Fed will delay raising rates for as long as possible: Ablin
“If you look at the market relative to its history…[it’s] trading at about 20 to 25% above its median. It’s a headwind unless we can start to see revenues catch up.”
So says Jack Ablin, Chief Investment Officer at BMO Private Bank.
“The market is thriving on liquidity and the best way to track liquidity is credit spreads,” he says. “Just look at the relative yield between high quality borrowers and low quality borrowers and as long as that’s narrow - and it is right now - that to me suggests that it’s still full steam ahead on the market.”
That’s all well and good but what about the Fed. Last week we saw Janet Yellen dip her toe in the equity pool. Will the actions of the FOMC stall that “full steam ahead” market?
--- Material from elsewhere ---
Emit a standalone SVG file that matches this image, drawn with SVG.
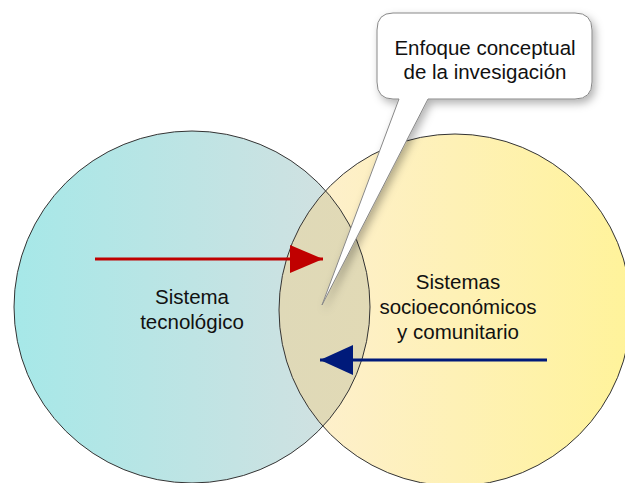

“The tapering is really just a speed bump,” Ablin contends. “I think that the markets digested that, investors have gotten past that. The real issue now is short term rates...it’s gonna be that raising of the short term rate that’s gonna cause a risk revaluation.”
While many market watchers expect that to come sometime next year Ablin thinks Yellen and company will try to push that out as long as possible. In other words, “if [Yellen] can be Hawkish in rhetoric and dovish in action, that will serve her and probably the market well for at least a little while more.”